Performance evaluation metrics

In order to assess the performance of the classification methods, accuracy, recall, precision and F1-score were chosen to evaluate the model performance in this paper. They are represented using Eqs. (10), (11), (12), (13), respectively, where \(\text{TP}\) stands for true positive, \(\text{TN}\) stands for true negative, \(\text{FP}\) stands for false positive and \(\text{FN}\) stands for false negative:

$$\text{Accuracy}=\frac{\text{TP}+\text{TN}}{\text{TP}+\text{TN}+\text{FP}+\text{FN}},$$
(10)
$$\text{Recall}=\frac{\text{TP}}{\text{TP}+\text{FN}},$$
(11)
$$\text{Precision}=\frac{\text{TP}}{\text{TP}+\text{FP}},$$
(12)
$$F1=\frac{2\times \text{TP}}{2\times \text{TP}+\text{FP}+\text{FN}}.$$
(13)

Cross validation

Cross validation is a validation technique used to evaluate the generalizability of results. In prediction problems, it is common to first train the model using a training dataset and then test it using a dataset that is completely independent of the training dataset to evaluate the performance of the model in actual operation. Among these methods, k-fold cross-validation is a commonly used technique.

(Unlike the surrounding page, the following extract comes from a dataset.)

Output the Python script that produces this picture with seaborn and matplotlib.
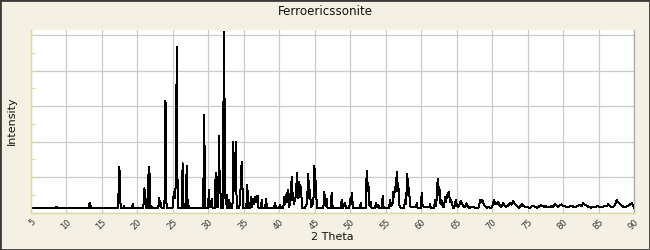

In k-fold cross-validation, the original data set is randomly divided into k equal-sized subsamples. Among k subsamples, one subsample is selected as test data at a time, and the remaining k-1 subsamples are used as training data. This process is repeated k times, ensuring that each subsample is used as test data once. Ultimately, these k results can be averaged to get a single estimate of model performance. A significant advantage of this approach is that all data are used for training and validation, and each data is used only once for validation, thus providing a stable and reliable assessment of model performance.